After one hundred and twenty five kilometres out of Katherine, we came to the crossroads of the Buntine Highway which heads southwards. If one were to take this and carry on well past the sealed sections, after four hundred or so kilometres they would come to aboriginal settlements at Hooker Creek at the northern edge of the Tanami Desert. It was here that Chris worked as well during his time in the Northern Territory back in 1972. He tells me that the land there was barren and it had none of the tropical lushness and attraction than that of Bamyli or any of the other places we have been over the past couple of weeks. He had only ever flown in and out of the settlement and so none of the roads from Katherine we were now covering were familiar or ever had been. He was not interested in taking this long journey now or at any time in the future so we pressed on, staying on the Victoria Highway, on toward Victoria River.

As we neared this tiny settlement that is no more than a roadhouse, we came on down through a wide canyon bounded by immense escarpments. We soon entered the Gregory National Park and drove on toward the river itself. Here as we crossed near the settlement, the sandstone escarpments were higher and closer to the road, with dozens of small waterfalls cascading from their tops. The scenery through here is absolutely stunning and was entirely unexpected. We stopped at the side of the road and had lunch with these superb views out the windows.

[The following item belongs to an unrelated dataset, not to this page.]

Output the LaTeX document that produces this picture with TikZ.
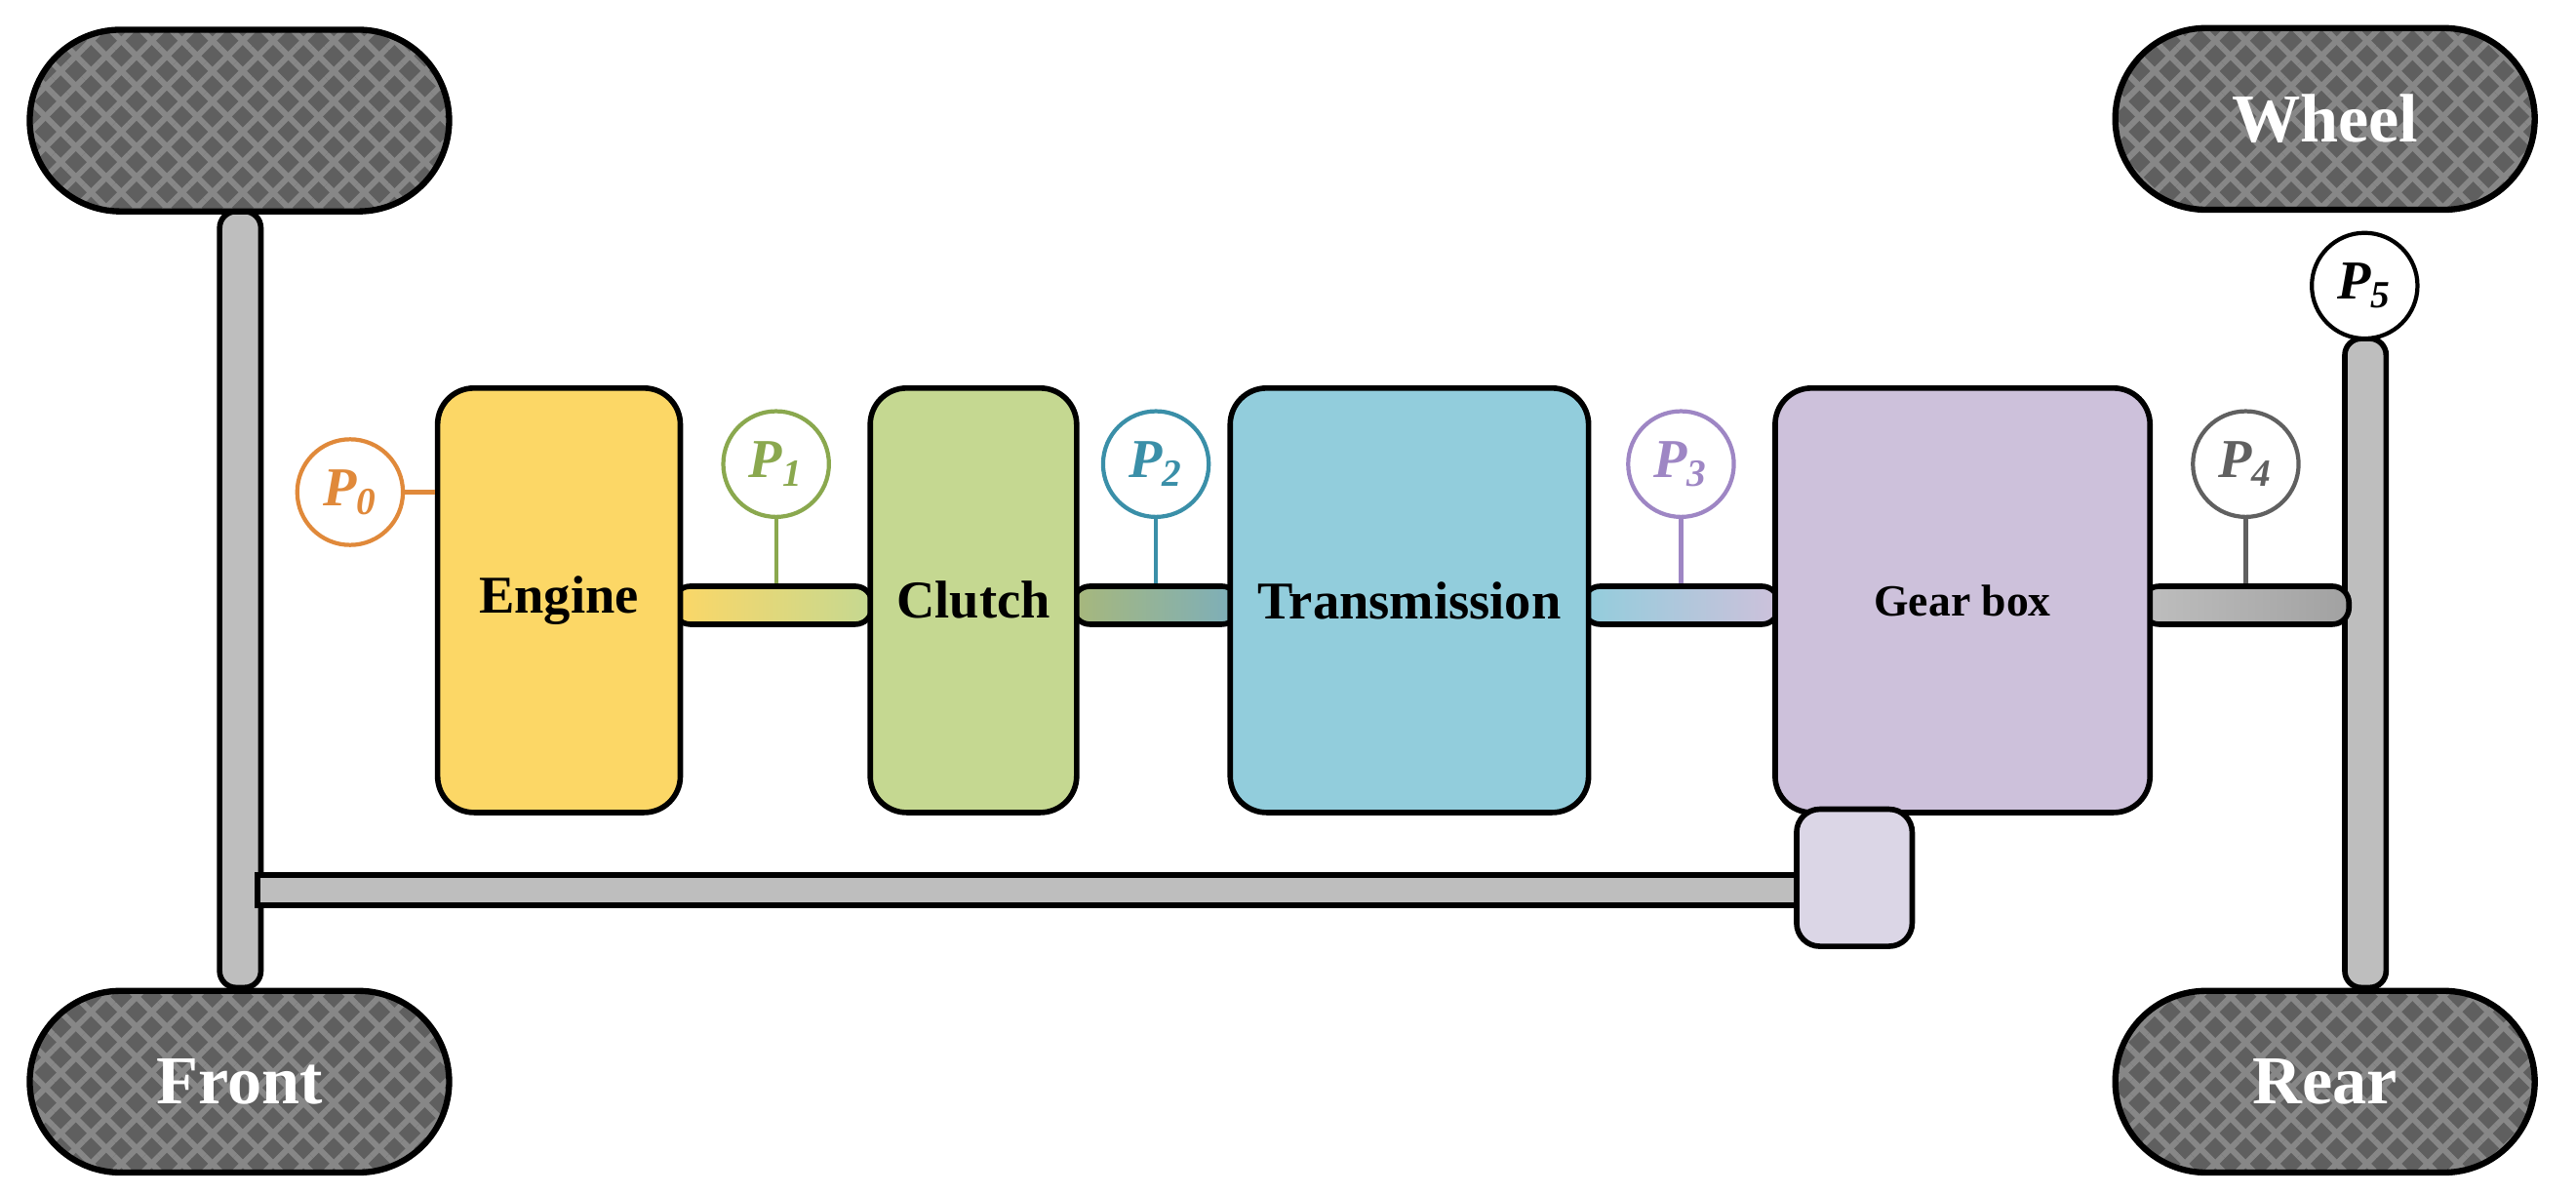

Timber Creek lies 273 kilometres south west of Katherine, at the northern edge of the second section of the Gregory National Park. I had read a few tantalising reports about the park however the woman at the Katherine Information Centre had advised us that all the 4WD tracks and walks were currently closed. Our experience of this park must remain restricted to those glimpses we have had today.

This small settlement has a population of about six hundred people; I imagine this figure includes the aborigines who live in the communities on the edge of the settlement. We have only seen the few shops and services along the main road and the hotel which we are camped behind. Timber Creek lies on the banks of the Victoria River which flows five hundred and sixty kilometres from its source northwards into the Joseph Bonaparte Gulf.

The river is not clearly visible at the back of the camp, only the swampy edges which harbour an abundant population of crocodiles. We found one lying on the bank less than two hundred metres from our caravan and I believe I saw another lurking under the pandannus leaves close by. We have been warned to keep our distance and certainly shall. I am quite happy with my life and am in no hurry to hasten a gory end to it, or in fact, any end.

Our own camp crocodile, almost too close for comfort
We could have joined the one other caravanning party here at the pub for dinner, those who we were parked beside last night in Katherine. However we had a fridge full of fruit and vegetables which needed to be consumed or processed before we cross the border into Western Australia tomorrow. The quarantine officers are reputed to be strict and uncompromising. We have been warned of this too.

And a little event that rattled our cage this evening: a Winnebago motor home arrived on dusk while we were dining on a miscellany of  scraps and after driving about this relatively empty and quite roomy caravan park, parked up within two metres of us. Why?! We turned the television up to full volume however it did not deter them. Maybe they need our protection against the crocodiles?